+++ Exercise input

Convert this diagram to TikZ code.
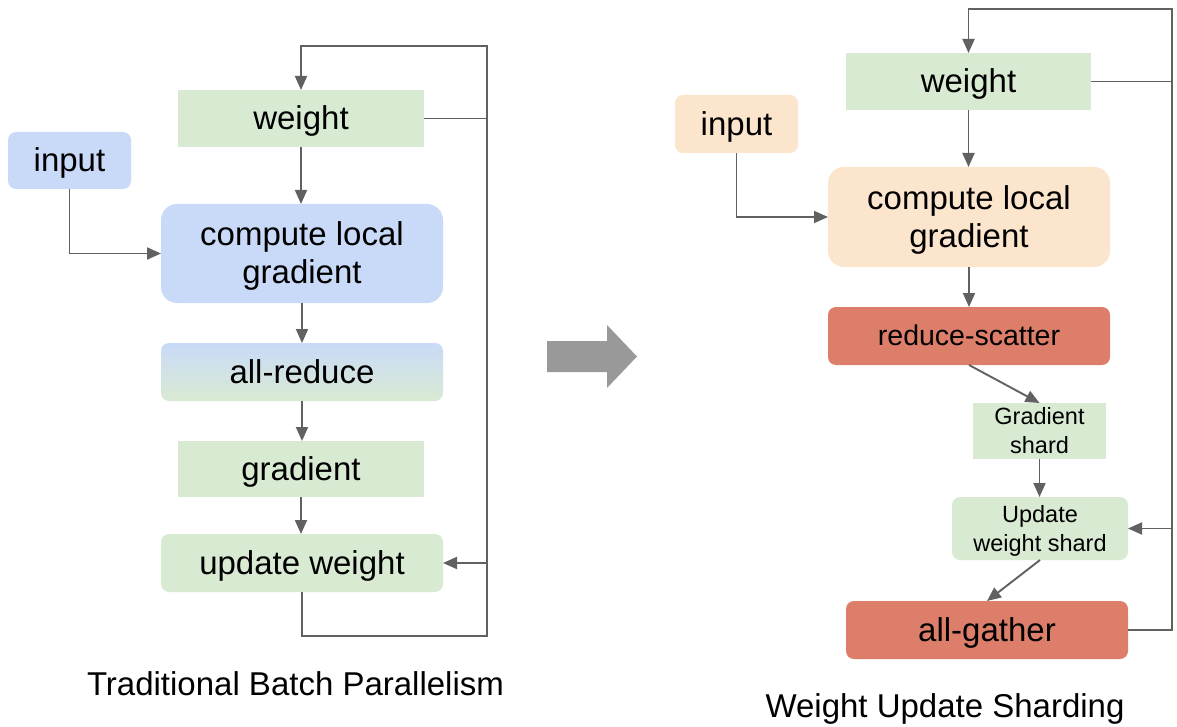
\documentclass[tikz,border=0pt]{standalone}
\usepackage{fontspec}
\setmainfont{Liberation Sans}
\usetikzlibrary{arrows.meta}
\definecolor{bluebox}{HTML}{C9DAF8}
\definecolor{greenbox}{HTML}{D9EAD3}
\definecolor{orangebox}{HTML}{FCE5CD}
\definecolor{redbox}{HTML}{DD7E6B}
\definecolor{linegray}{HTML}{616161}
\definecolor{biggray}{HTML}{999999}
\newcommand{\mystrut}{\rule[-0.212em]{0pt}{1.117em}}
\tikzset{
  boxbase/.style={inner sep=0pt, outer sep=0pt, align=center, font=\fontsize{33}{38}\selectfont},
  midtxt/.style={font=\fontsize{28.5}{33}\selectfont},
  smalltxt/.style={font=\fontsize{23.5}{29}\selectfont},
  bigtxt/.style={font=\fontsize{33}{38}\selectfont},
  flow/.style={draw=linegray, line width=1.9pt, -{Triangle[length=14pt,width=12pt]}},
  lineonly/.style={draw=linegray, line width=1.9pt},
}
\begin{document}
\begin{tikzpicture}[x=1pt, y=-1pt]
\useasboundingbox (0,0) rectangle (1177,727);

% ---------- left diagram ----------
\node[boxbase, fill=bluebox, rounded corners=8pt, minimum width=123pt, minimum height=57pt] (inL) at (69.5,160.5) {\mystrut input};
\node[boxbase, fill=greenbox, minimum width=246pt, minimum height=57pt] (wL) at (301,118.5) {\mystrut weight};
\node[boxbase, fill=bluebox, rounded corners=16pt, minimum width=282pt, minimum height=99pt] (cL) at (302,253.5) {\mystrut compute local\\\mystrut gradient};
\node[boxbase, top color=bluebox, bottom color=greenbox, rounded corners=8pt, minimum width=282pt, minimum height=58pt] (arL) at (302,372) {\mystrut all-reduce};
\node[boxbase, fill=greenbox, minimum width=246pt, minimum height=56pt] (gL) at (301,469) {\mystrut gradient};
\node[boxbase, fill=greenbox, rounded corners=8pt, minimum width=282pt, minimum height=58pt] (uL) at (302,563) {\mystrut update weight};

\coordinate (lbr) at (487,636);
\coordinate (ltr) at (487,46);

\draw[flow] (wL.south) -- (wL.south |- cL.north);
\draw[flow] (cL.south) -- (arL.north);
\draw[flow] (arL.south) -- (arL.south |- gL.north);
\draw[flow] (gL.south) -- (gL.south |- uL.north);
\draw[flow] (inL.south) |- (cL.west);
\draw[flow] (uL.south) |- (lbr) -- (ltr) -| (wL.north);
\draw[lineonly] (wL.east) -- (wL.east -| lbr);
\draw[flow] (uL.east -| lbr) -- (uL.east);

\node[bigtxt, anchor=base, inner sep=0pt] (t1) at (295.5,695) {Traditional Batch Parallelism};

% ---------- big arrow ----------
\fill[biggray] (547,341) -- (607,341) -- (607,325) -- (637,356.5) -- (607,388) -- (607,372) -- (547,372) -- cycle;

% ---------- right diagram ----------
\node[boxbase, fill=orangebox, rounded corners=8pt, minimum width=123pt, minimum height=58pt] (inR) at (736.5,124) {\mystrut input};
\node[boxbase, fill=greenbox, minimum width=245pt, minimum height=57pt] (wR) at (968.5,81.5) {\mystrut weight};
\node[boxbase, fill=orangebox, rounded corners=16pt, minimum width=282pt, minimum height=100pt] (cR) at (969,217) {\mystrut compute local\\\mystrut gradient};
\node[boxbase, midtxt, fill=redbox, rounded corners=8pt, minimum width=282pt, minimum height=58pt] (rsR) at (969,336) {\mystrut reduce-scatter};
\node[boxbase, smalltxt, fill=greenbox, minimum width=133pt, minimum height=56pt] (gsR) at (1039.5,431) {\mystrut Gradient\\\mystrut shard};
\node[boxbase, smalltxt, fill=greenbox, rounded corners=8pt, minimum width=176pt, minimum height=63pt] (uwR) at (1040,528.5) {\mystrut Update\\\mystrut weight shard};
\node[boxbase, fill=redbox, rounded corners=8pt, minimum width=282pt, minimum height=58pt] (agR) at (987,630) {\mystrut all-gather};

\coordinate (rbr) at (1172,630);
\coordinate (rtr) at (1172,9);

\draw[flow] (wR.south) -- (wR.south |- cR.north);
\draw[flow] (cR.south) -- (rsR.north);
\draw[flow] (inR.south) |- (cR.west);
\draw[flow] (rsR.south) -- (gsR.north);
\draw[flow] (gsR.south) -- (gsR.south |- uwR.north);
\draw[flow] (uwR.south) -- (agR.north);
\draw[flow] (agR.east) -- (rbr) -- (rtr) -| (wR.north);
\draw[lineonly] (wR.east) -- (wR.east -| rbr);
\draw[flow] (uwR.east -| rbr) -- (uwR.east);

\node[bigtxt, anchor=base, inner sep=0pt] (t2) at (945,717) {Weight Update Sharding};
\end{tikzpicture}
\end{document}
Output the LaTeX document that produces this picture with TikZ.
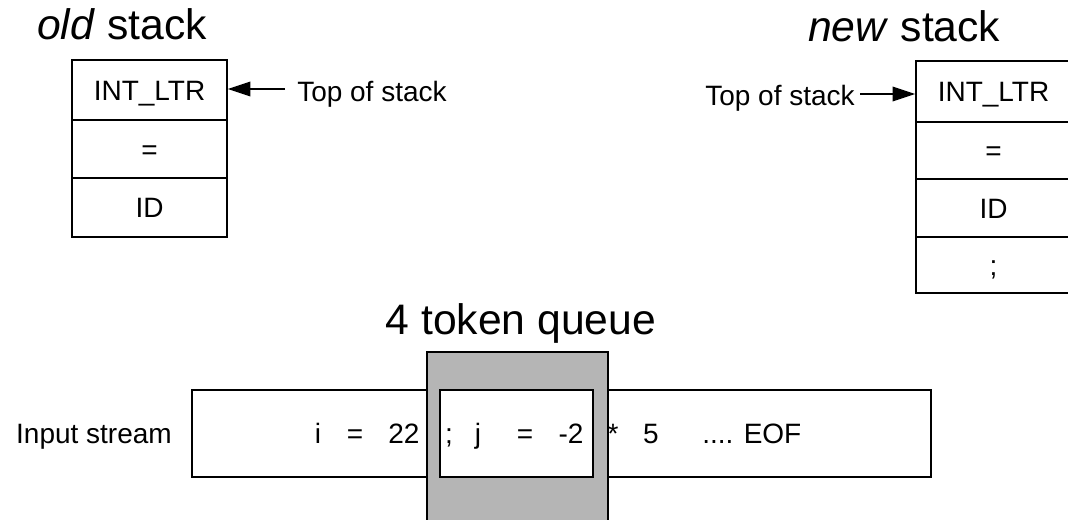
\documentclass[tikz,border=0pt]{standalone}
\usepackage{fontspec}
\setmainfont{Liberation Sans}
\usetikzlibrary{arrows.meta}
\begin{document}
\begin{tikzpicture}[x=0.75pt,y=-0.75pt,
  cell/.style={draw,line width=1.1pt,inner sep=0pt,minimum width=116.25pt,text height=15.5pt,text depth=0pt,font=\fontsize{21}{25}\selectfont},
  lab/.style={inner sep=0pt,font=\fontsize{21}{25}\selectfont},
  ttl/.style={inner sep=0pt,font=\fontsize{32}{38}\selectfont},
  tok/.style={inner sep=0pt,anchor=base,font=\fontsize{21}{25}\selectfont},
  arr/.style={line width=1.1pt,-{Triangle[length=17pt,width=11pt]}},
  boxline/.style={draw,line width=1.1pt}]
\clip (0,0) rectangle (1068,520);
% titles
\node[ttl,anchor=base west] (told) at (37,40) {\textit{old} stack};
\node[ttl,anchor=base west] (tnew) at (808,42) {\textit{new} stack};
\node[ttl,anchor=base] (tq) at (521,335) {4 token queue};
% old stack
\node[cell,minimum height=45pt] (o1) at (149.5,90) {INT\_LTR};
\node[cell,minimum height=43.5pt] (o2) at (149.5,149) {=};
\node[cell,minimum height=44.25pt] (o3) at (149.5,207.5) {ID};
\node[lab,anchor=base west] (lo) at (297,102) {Top of stack};
\coordinate (ao) at (285,89);
\draw[arr] (ao) -- (ao -| o1.east);
% new stack
\node[cell,minimum height=45.75pt] (n1) at (993.5,91.5) {INT\_LTR};
\node[cell,minimum height=42.75pt] (n2) at (993.5,150.5) {=};
\node[cell,minimum height=43.5pt] (n3) at (993.5,208) {ID};
\node[cell,minimum height=42pt] (n4) at (993.5,265) {;};
\node[lab,anchor=base east] (ln) at (855,106) {Top of stack};
\coordinate (an) at (860,94);
\draw[arr] (an) -- (an -| n1.west);
% input stream
\node[lab,anchor=base] (lin) at (94,443) {Input stream};
\node[boxline,inner sep=0pt,minimum width=554.25pt,minimum height=65.25pt] (inbox) at (561.5,433.5) {};
\node[draw,line width=1.1pt,fill=black!29,inner sep=0pt,minimum width=135.75pt,minimum height=135pt] (qframe) at (517.5,442) {};
\node[boxline,fill=white,inner sep=0pt,minimum width=114.75pt,minimum height=65.25pt] (win) at (516.5,433.5) {};
% tokens
\node[tok] (k1) at (318,443) {i};
\node[tok] (k2) at (355,443) {=};
\node[tok] (k3) at (404,443) {22};
\node[tok] (k4) at (449,443) {;};
\node[tok] (k5) at (478,443) {j};
\node[tok] (k6) at (525,443) {=};
\node[tok] (k7) at (571,443) {-2};
\node[tok] (k8) at (613,443) {*};
\node[tok] (k9) at (651,443) {5};
\node[tok,anchor=base west] (k10) at (702,443) {.... EOF};
\end{tikzpicture}
\end{document}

++++++

**Directive:**
Look through the entries above and report each line where the string "diagram" occurs.

**Answer:**
Convert this diagram to TikZ code.
% ---------- left diagram ----------
% ---------- right diagram ----------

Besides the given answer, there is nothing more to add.